The idea seems to be that the effects of original sin are so profound that without the Incarnation, even a succession of prophets would provide only temporary respite, and the human race would eventually sink into complete darkness and depravity unprecedented even in the history of the world prior to Christ. As it is, Christian teaching is that a period of such darkness and depravity will indeed occur prior to the end of the world. But it will occur precisely as a result of apostasy from the faith. And Aquinas’s point seems to be that it would have occurred sooner, or would have occurred without the intervening period of illumination provided by Christian teaching, had the Incarnation not happened when it did.

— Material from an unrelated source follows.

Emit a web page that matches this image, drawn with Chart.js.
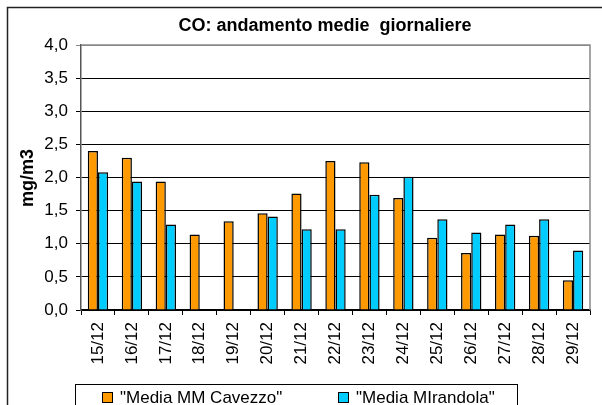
<!DOCTYPE html>
<html lang="it">
<head>
    <meta charset="UTF-8">
    <title>CO: andamento medie giornaliere</title>
    <style>
        body {
            margin: 0;
            padding: 0;
            background-color: #fff;
        }
        #wrap {
            width: 602px;
            height: 405px;
        }
    </style>
    <script src="https://cdn.jsdelivr.net/npm/chart.js"></script>
</head>
<body>
    <div id="wrap"><canvas id="coChart" width="602" height="405"></canvas></div>

    <script>
        const days = ['15/12', '16/12', '17/12', '18/12', '19/12', '20/12', '21/12', '22/12',
                      '23/12', '24/12', '25/12', '26/12', '27/12', '28/12', '29/12'];
        const cavezzo = [2.40, 2.30, 1.94, 1.14, 1.34, 1.46, 1.76, 2.25, 2.23, 1.69, 1.09, 0.86, 1.14, 1.12, 0.45];
        const mirandola = [2.08, 1.94, 1.29, null, null, 1.41, 1.22, 1.22, 1.74, 2.01, 1.37, 1.17, 1.29, 1.37, 0.90];
        const seriesNames = ['"Media MM Cavezzo"', '"Media MIrandola"'];
        const chartTitle = 'CO: andamento medie  giornaliere';
        const yTitle = 'mg/m3';

        const FONT = 'Arial, "Liberation Sans", sans-serif';

        // frame, title, axis title, plot border and the boxed legend
        const decorations = {
            id: 'decorations',
            beforeDraw(chart) {
                const c = chart.ctx;
                c.save();
                c.fillStyle = '#fff';
                c.fillRect(0, 0, chart.width, chart.height);
                c.strokeStyle = '#222';
                c.lineWidth = 1.5;
                c.beginPath();
                c.moveTo(7.5, chart.height);
                c.lineTo(7.5, 7.5);
                c.lineTo(chart.width, 7.5);
                c.stroke();
                c.restore();
            },
            afterDraw(chart) {
                const c = chart.ctx;
                const a = chart.chartArea;
                c.save();

                // gray plot border top / right
                c.strokeStyle = '#888';
                c.lineWidth = 1.5;
                c.beginPath();
                c.moveTo(a.left, a.top);
                c.lineTo(a.right, a.top);
                c.lineTo(a.right, a.bottom);
                c.stroke();

                c.fillStyle = '#000';
                c.font = 'bold 18px ' + FONT;
                c.textAlign = 'center';
                c.textBaseline = 'alphabetic';
                c.fillText(chartTitle, 325, 31);

                c.translate(33, 178);
                c.rotate(-Math.PI / 2);
                c.fillText(yTitle, 0, 0);
                c.setTransform(1, 0, 0, 1, 0, 0);

                // legend
                c.strokeStyle = '#000';
                c.lineWidth = 1;
                c.strokeRect(75.5, 384.5, 442, 40);
                const items = chart.data.datasets;
                const xs = [102, 338];
                c.font = '17px ' + FONT;
                c.textAlign = 'left';
                items.forEach((ds, i) => {
                    c.fillStyle = ds.backgroundColor;
                    c.fillRect(xs[i] + 0.5, 392.5, 10, 10);
                    c.strokeRect(xs[i] + 0.5, 392.5, 10, 10);
                    c.fillStyle = '#000';
                    c.fillText(ds.label, xs[i] + 18, 403);
                });
                c.restore();
            }
        };

        const ctx = document.getElementById('coChart').getContext('2d');
        const coChart = new Chart(ctx, {
            type: 'bar',
            data: {
                labels: days,
                datasets: [{
                    label: seriesNames[0],
                    data: cavezzo,
                    backgroundColor: '#FF9900',
                    borderColor: '#000',
                    borderWidth: 1.5,
                    barPercentage: 1.0,
                    categoryPercentage: 0.6
                }, {
                    label: seriesNames[1],
                    data: mirandola,
                    backgroundColor: '#00CCFF',
                    borderColor: '#000',
                    borderWidth: 1.5,
                    barPercentage: 1.0,
                    categoryPercentage: 0.6
                }]
            },
            options: {
                responsive: false,
                animation: false,
                layout: {
                    padding: { left: 0, right: 12, top: 45, bottom: 0 }
                },
                plugins: {
                    legend: { display: false },
                    title: { display: false },
                    tooltip: { enabled: false }
                },
                scales: {
                    x: {
                        afterFit: (scale) => { scale.height = 95; },
                        grid: {
                            offset: true,
                            drawOnChartArea: false,
                            drawTicks: true,
                            tickLength: 5,
                            color: '#000'
                        },
                        border: { color: '#000', width: 1.5 },
                        ticks: {
                            minRotation: 90,
                            maxRotation: 90,
                            autoSkip: false,
                            padding: 7,
                            color: '#000',
                            font: { family: FONT, size: 17 }
                        }
                    },
                    y: {
                        min: 0,
                        max: 4,
                        afterFit: (scale) => { scale.width = 81; },
                        grid: {
                            color: (c) => (c.tick && c.tick.value === 4 ? '#888' : '#000'),
                            tickLength: 5,
                            lineWidth: 1
                        },
                        border: { color: '#555', width: 1.5 },
                        ticks: {
                            stepSize: 0.5,
                            padding: 8,
                            color: '#000',
                            font: { family: FONT, size: 17 },
                            callback: (v) => v.toFixed(1).replace('.', ',')
                        }
                    }
                }
            },
            plugins: [decorations]
        });
    </script>
</body>
</html>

Just how bad things would have been is indicated by another remark Aquinas makes, to the effect that God “came when He knew it was fitting to succor, and when His boons would be welcome.” Perhaps what Aquinas means is that had the Incarnation occurred much later, then the human race would have become so extremely corrupt that the Incarnation would simply not have been accepted. Of course, prophets are typically resisted, but not by everyone, which is why they go on to be revered and their message has an impact at least after their deaths. But the implication of Aquinas’s remarks may be that had the Incarnation been put off too long, human minds and wills would have been so thoroughly corrupted that it would have been of no effect. A chilling thought, that – and also an indicator of how depraved human beings will become in the great apostasy predicted for the last days.